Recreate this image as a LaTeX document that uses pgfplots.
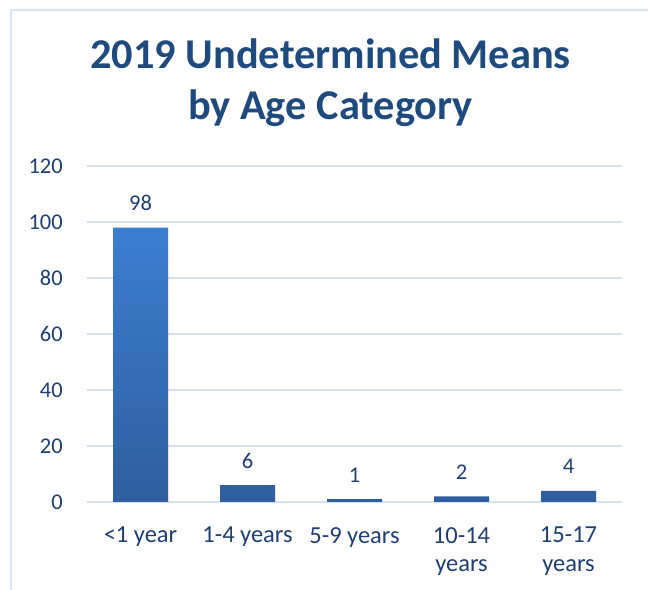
\documentclass[border=0pt]{standalone}
\usepackage{fontspec}
\setmainfont{Carlito}
\usepackage{pgfplots}
\pgfplotsset{compat=1.18}
\usetikzlibrary{shadows}

\definecolor{titleblue}{HTML}{1F4A7E}
\definecolor{textblue}{HTML}{1F3F70}
\definecolor{gridblue}{HTML}{D6E2F2}
\definecolor{framblue}{HTML}{D8E5F5}
\definecolor{bartop}{HTML}{3C7ED0}
\definecolor{barbot}{HTML}{2F5E9E}

\begin{document}
\begin{tikzpicture}[x=1bp,y=1bp]
\path[use as bounding box] (0,0) rectangle (648,590);
% chart frame (left and top edges visible)
\draw[framblue, line width=2bp] (11,-5) -- (11,580) -- (655,580);

\node[titleblue, font=\fontsize{42.4bp}{50bp}\selectfont\bfseries, anchor=base] at (330.5,521) {2019 Undetermined Means};
\node[titleblue, font=\fontsize{42.4bp}{50bp}\selectfont\bfseries, anchor=base] at (330.5,470) {by Age Category};

\begin{axis}[
    at={(87bp,88bp)}, anchor=south west,
    scale only axis,
    width=535bp, height=336bp,
    ybar,
    bar width=55bp,
    xmin=-0.5, xmax=4.5,
    ymin=0, ymax=120,
    ytick={0,20,...,120},
    xtick=data,
    xticklabels={{<1 year},{1-4 years},{5-9 years},{10-14\\years},{15-17\\years}},
    axis line style={draw=none},
    major tick length=0pt,
    ymajorgrids,
    grid style={gridblue, line width=1.6bp},
    yticklabel style={textblue, font=\fontsize{22.5bp}{28bp}\selectfont, anchor=east, inner sep=0pt, xshift=-24bp},
    xticklabel style={textblue, font=\fontsize{24.5bp}{28.3bp}\selectfont, anchor=north, inner sep=0pt, yshift=-25bp, align=center},
    /pgf/number format/assume math mode=true,
    nodes near coords,
    every node near coord/.append style={textblue, font=\fontsize{22.5bp}{28bp}\selectfont, anchor=base, inner sep=0pt, yshift=17bp},
]
\addplot[draw=none, top color=bartop, bottom color=barbot,
    drop shadow={shadow xshift=0bp, shadow yshift=-1.5bp, opacity=0.18}] coordinates {
    (0,98) (1,6) (2,1) (3,2) (4,4)
};
\end{axis}
\end{tikzpicture}
\end{document}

> What is needed:
Repeat the material above in full and exactly, omitting the pictures.

> Exercise answer:
Recreate this image as a LaTeX document that uses pgfplots.
\documentclass[border=0pt]{standalone}
\usepackage{fontspec}
\setmainfont{Carlito}
\usepackage{pgfplots}
\pgfplotsset{compat=1.18}
\usetikzlibrary{shadows}

\definecolor{titleblue}{HTML}{1F4A7E}
\definecolor{textblue}{HTML}{1F3F70}
\definecolor{gridblue}{HTML}{D6E2F2}
\definecolor{framblue}{HTML}{D8E5F5}
\definecolor{bartop}{HTML}{3C7ED0}
\definecolor{barbot}{HTML}{2F5E9E}

\begin{document}
\begin{tikzpicture}[x=1bp,y=1bp]
\path[use as bounding box] (0,0) rectangle (648,590);
% chart frame (left and top edges visible)
\draw[framblue, line width=2bp] (11,-5) -- (11,580) -- (655,580);

\node[titleblue, font=\fontsize{42.4bp}{50bp}\selectfont\bfseries, anchor=base] at (330.5,521) {2019 Undetermined Means};
\node[titleblue, font=\fontsize{42.4bp}{50bp}\selectfont\bfseries, anchor=base] at (330.5,470) {by Age Category};

\begin{axis}[
    at={(87bp,88bp)}, anchor=south west,
    scale only axis,
    width=535bp, height=336bp,
    ybar,
    bar width=55bp,
    xmin=-0.5, xmax=4.5,
    ymin=0, ymax=120,
    ytick={0,20,...,120},
    xtick=data,
    xticklabels={{<1 year},{1-4 years},{5-9 years},{10-14\\years},{15-17\\years}},
    axis line style={draw=none},
    major tick length=0pt,
    ymajorgrids,
    grid style={gridblue, line width=1.6bp},
    yticklabel style={textblue, font=\fontsize{22.5bp}{28bp}\selectfont, anchor=east, inner sep=0pt, xshift=-24bp},
    xticklabel style={textblue, font=\fontsize{24.5bp}{28.3bp}\selectfont, anchor=north, inner sep=0pt, yshift=-25bp, align=center},
    /pgf/number format/assume math mode=true,
    nodes near coords,
    every node near coord/.append style={textblue, font=\fontsize{22.5bp}{28bp}\selectfont, anchor=base, inner sep=0pt, yshift=17bp},
]
\addplot[draw=none, top color=bartop, bottom color=barbot,
    drop shadow={shadow xshift=0bp, shadow yshift=-1.5bp, opacity=0.18}] coordinates {
    (0,98) (1,6) (2,1) (3,2) (4,4)
};
\end{axis}
\end{tikzpicture}
\end{document}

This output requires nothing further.